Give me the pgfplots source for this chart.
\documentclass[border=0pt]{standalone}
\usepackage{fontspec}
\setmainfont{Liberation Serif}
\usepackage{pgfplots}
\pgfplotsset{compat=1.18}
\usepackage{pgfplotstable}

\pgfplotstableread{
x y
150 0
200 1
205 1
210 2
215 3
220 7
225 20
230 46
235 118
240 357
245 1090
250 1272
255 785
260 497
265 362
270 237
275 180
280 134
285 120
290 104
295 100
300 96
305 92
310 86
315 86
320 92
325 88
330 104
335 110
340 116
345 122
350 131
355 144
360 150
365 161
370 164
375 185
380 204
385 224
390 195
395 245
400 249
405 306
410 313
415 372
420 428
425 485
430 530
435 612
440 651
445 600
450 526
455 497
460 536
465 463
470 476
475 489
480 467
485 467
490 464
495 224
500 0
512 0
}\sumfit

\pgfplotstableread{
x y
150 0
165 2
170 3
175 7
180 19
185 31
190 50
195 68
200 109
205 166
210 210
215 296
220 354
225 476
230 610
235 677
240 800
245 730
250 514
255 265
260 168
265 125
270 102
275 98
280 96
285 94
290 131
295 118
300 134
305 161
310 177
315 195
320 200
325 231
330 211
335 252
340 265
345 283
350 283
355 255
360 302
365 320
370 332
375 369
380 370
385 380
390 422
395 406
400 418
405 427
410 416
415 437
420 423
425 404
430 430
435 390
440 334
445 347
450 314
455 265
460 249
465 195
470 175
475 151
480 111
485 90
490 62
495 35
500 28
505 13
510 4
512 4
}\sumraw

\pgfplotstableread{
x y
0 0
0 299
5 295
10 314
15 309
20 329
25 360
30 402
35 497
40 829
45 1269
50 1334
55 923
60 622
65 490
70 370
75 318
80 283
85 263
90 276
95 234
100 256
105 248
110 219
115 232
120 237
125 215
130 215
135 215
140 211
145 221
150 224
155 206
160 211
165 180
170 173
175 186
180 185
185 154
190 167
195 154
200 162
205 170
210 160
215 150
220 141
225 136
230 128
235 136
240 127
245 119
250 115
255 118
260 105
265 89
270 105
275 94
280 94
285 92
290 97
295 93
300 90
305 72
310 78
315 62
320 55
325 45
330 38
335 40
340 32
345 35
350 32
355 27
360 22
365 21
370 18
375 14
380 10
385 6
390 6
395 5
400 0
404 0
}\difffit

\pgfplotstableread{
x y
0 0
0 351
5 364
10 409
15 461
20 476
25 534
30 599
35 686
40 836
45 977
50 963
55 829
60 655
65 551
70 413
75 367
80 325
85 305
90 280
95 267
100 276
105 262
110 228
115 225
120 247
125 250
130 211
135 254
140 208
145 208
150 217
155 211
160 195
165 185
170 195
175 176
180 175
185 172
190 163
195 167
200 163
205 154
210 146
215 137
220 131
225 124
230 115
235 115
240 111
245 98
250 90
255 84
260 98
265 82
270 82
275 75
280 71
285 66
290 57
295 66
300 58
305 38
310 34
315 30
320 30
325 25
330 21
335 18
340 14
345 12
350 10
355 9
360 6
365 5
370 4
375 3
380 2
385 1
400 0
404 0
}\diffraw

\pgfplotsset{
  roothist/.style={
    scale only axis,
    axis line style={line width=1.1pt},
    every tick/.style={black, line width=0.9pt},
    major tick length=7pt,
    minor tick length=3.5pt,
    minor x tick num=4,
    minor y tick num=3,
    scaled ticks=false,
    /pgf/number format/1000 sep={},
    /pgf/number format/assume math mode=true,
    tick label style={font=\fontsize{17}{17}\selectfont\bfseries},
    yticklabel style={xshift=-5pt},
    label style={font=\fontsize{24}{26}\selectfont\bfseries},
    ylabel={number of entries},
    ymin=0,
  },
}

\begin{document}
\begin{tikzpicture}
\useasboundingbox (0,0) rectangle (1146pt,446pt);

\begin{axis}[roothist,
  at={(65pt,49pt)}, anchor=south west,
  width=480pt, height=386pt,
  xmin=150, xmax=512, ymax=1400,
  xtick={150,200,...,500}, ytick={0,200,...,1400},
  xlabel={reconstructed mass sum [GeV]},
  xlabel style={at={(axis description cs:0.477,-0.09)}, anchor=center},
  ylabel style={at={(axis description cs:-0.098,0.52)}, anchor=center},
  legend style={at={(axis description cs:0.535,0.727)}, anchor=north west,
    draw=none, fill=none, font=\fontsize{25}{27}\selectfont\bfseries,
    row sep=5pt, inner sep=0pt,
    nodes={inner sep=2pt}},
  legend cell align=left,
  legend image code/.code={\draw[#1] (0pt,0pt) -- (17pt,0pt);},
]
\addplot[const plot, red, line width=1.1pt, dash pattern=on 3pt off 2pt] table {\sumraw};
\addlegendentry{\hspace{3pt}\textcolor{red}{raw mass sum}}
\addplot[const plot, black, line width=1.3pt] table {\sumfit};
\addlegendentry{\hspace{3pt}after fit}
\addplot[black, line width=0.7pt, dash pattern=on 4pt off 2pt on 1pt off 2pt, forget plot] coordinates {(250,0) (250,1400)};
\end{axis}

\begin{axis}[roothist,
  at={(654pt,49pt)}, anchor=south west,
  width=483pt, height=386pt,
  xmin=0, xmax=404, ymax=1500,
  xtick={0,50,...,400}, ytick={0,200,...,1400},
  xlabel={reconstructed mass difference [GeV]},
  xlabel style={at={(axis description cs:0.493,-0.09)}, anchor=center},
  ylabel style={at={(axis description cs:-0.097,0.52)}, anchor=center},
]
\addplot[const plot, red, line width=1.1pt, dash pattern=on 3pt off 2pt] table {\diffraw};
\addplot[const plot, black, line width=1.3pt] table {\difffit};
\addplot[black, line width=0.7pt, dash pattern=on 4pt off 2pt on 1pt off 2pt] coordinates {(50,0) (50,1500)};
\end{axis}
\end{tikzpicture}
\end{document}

= = =

__The exercise__
Output all of the data again. Match it exactly.

__Complete output__
Give me the pgfplots source for this chart.
\documentclass[border=0pt]{standalone}
\usepackage{fontspec}
\setmainfont{Liberation Serif}
\usepackage{pgfplots}
\pgfplotsset{compat=1.18}
\usepackage{pgfplotstable}

\pgfplotstableread{
x y
150 0
200 1
205 1
210 2
215 3
220 7
225 20
230 46
235 118
240 357
245 1090
250 1272
255 785
260 497
265 362
270 237
275 180
280 134
285 120
290 104
295 100
300 96
305 92
310 86
315 86
320 92
325 88
330 104
335 110
340 116
345 122
350 131
355 144
360 150
365 161
370 164
375 185
380 204
385 224
390 195
395 245
400 249
405 306
410 313
415 372
420 428
425 485
430 530
435 612
440 651
445 600
450 526
455 497
460 536
465 463
470 476
475 489
480 467
485 467
490 464
495 224
500 0
512 0
}\sumfit

\pgfplotstableread{
x y
150 0
165 2
170 3
175 7
180 19
185 31
190 50
195 68
200 109
205 166
210 210
215 296
220 354
225 476
230 610
235 677
240 800
245 730
250 514
255 265
260 168
265 125
270 102
275 98
280 96
285 94
290 131
295 118
300 134
305 161
310 177
315 195
320 200
325 231
330 211
335 252
340 265
345 283
350 283
355 255
360 302
365 320
370 332
375 369
380 370
385 380
390 422
395 406
400 418
405 427
410 416
415 437
420 423
425 404
430 430
435 390
440 334
445 347
450 314
455 265
460 249
465 195
470 175
475 151
480 111
485 90
490 62
495 35
500 28
505 13
510 4
512 4
}\sumraw

\pgfplotstableread{
x y
0 0
0 299
5 295
10 314
15 309
20 329
25 360
30 402
35 497
40 829
45 1269
50 1334
55 923
60 622
65 490
70 370
75 318
80 283
85 263
90 276
95 234
100 256
105 248
110 219
115 232
120 237
125 215
130 215
135 215
140 211
145 221
150 224
155 206
160 211
165 180
170 173
175 186
180 185
185 154
190 167
195 154
200 162
205 170
210 160
215 150
220 141
225 136
230 128
235 136
240 127
245 119
250 115
255 118
260 105
265 89
270 105
275 94
280 94
285 92
290 97
295 93
300 90
305 72
310 78
315 62
320 55
325 45
330 38
335 40
340 32
345 35
350 32
355 27
360 22
365 21
370 18
375 14
380 10
385 6
390 6
395 5
400 0
404 0
}\difffit

\pgfplotstableread{
x y
0 0
0 351
5 364
10 409
15 461
20 476
25 534
30 599
35 686
40 836
45 977
50 963
55 829
60 655
65 551
70 413
75 367
80 325
85 305
90 280
95 267
100 276
105 262
110 228
115 225
120 247
125 250
130 211
135 254
140 208
145 208
150 217
155 211
160 195
165 185
170 195
175 176
180 175
185 172
190 163
195 167
200 163
205 154
210 146
215 137
220 131
225 124
230 115
235 115
240 111
245 98
250 90
255 84
260 98
265 82
270 82
275 75
280 71
285 66
290 57
295 66
300 58
305 38
310 34
315 30
320 30
325 25
330 21
335 18
340 14
345 12
350 10
355 9
360 6
365 5
370 4
375 3
380 2
385 1
400 0
404 0
}\diffraw

\pgfplotsset{
  roothist/.style={
    scale only axis,
    axis line style={line width=1.1pt},
    every tick/.style={black, line width=0.9pt},
    major tick length=7pt,
    minor tick length=3.5pt,
    minor x tick num=4,
    minor y tick num=3,
    scaled ticks=false,
    /pgf/number format/1000 sep={},
    /pgf/number format/assume math mode=true,
    tick label style={font=\fontsize{17}{17}\selectfont\bfseries},
    yticklabel style={xshift=-5pt},
    label style={font=\fontsize{24}{26}\selectfont\bfseries},
    ylabel={number of entries},
    ymin=0,
  },
}

\begin{document}
\begin{tikzpicture}
\useasboundingbox (0,0) rectangle (1146pt,446pt);

\begin{axis}[roothist,
  at={(65pt,49pt)}, anchor=south west,
  width=480pt, height=386pt,
  xmin=150, xmax=512, ymax=1400,
  xtick={150,200,...,500}, ytick={0,200,...,1400},
  xlabel={reconstructed mass sum [GeV]},
  xlabel style={at={(axis description cs:0.477,-0.09)}, anchor=center},
  ylabel style={at={(axis description cs:-0.098,0.52)}, anchor=center},
  legend style={at={(axis description cs:0.535,0.727)}, anchor=north west,
    draw=none, fill=none, font=\fontsize{25}{27}\selectfont\bfseries,
    row sep=5pt, inner sep=0pt,
    nodes={inner sep=2pt}},
  legend cell align=left,
  legend image code/.code={\draw[#1] (0pt,0pt) -- (17pt,0pt);},
]
\addplot[const plot, red, line width=1.1pt, dash pattern=on 3pt off 2pt] table {\sumraw};
\addlegendentry{\hspace{3pt}\textcolor{red}{raw mass sum}}
\addplot[const plot, black, line width=1.3pt] table {\sumfit};
\addlegendentry{\hspace{3pt}after fit}
\addplot[black, line width=0.7pt, dash pattern=on 4pt off 2pt on 1pt off 2pt, forget plot] coordinates {(250,0) (250,1400)};
\end{axis}

\begin{axis}[roothist,
  at={(654pt,49pt)}, anchor=south west,
  width=483pt, height=386pt,
  xmin=0, xmax=404, ymax=1500,
  xtick={0,50,...,400}, ytick={0,200,...,1400},
  xlabel={reconstructed mass difference [GeV]},
  xlabel style={at={(axis description cs:0.493,-0.09)}, anchor=center},
  ylabel style={at={(axis description cs:-0.097,0.52)}, anchor=center},
]
\addplot[const plot, red, line width=1.1pt, dash pattern=on 3pt off 2pt] table {\diffraw};
\addplot[const plot, black, line width=1.3pt] table {\difffit};
\addplot[black, line width=0.7pt, dash pattern=on 4pt off 2pt on 1pt off 2pt] coordinates {(50,0) (50,1500)};
\end{axis}
\end{tikzpicture}
\end{document}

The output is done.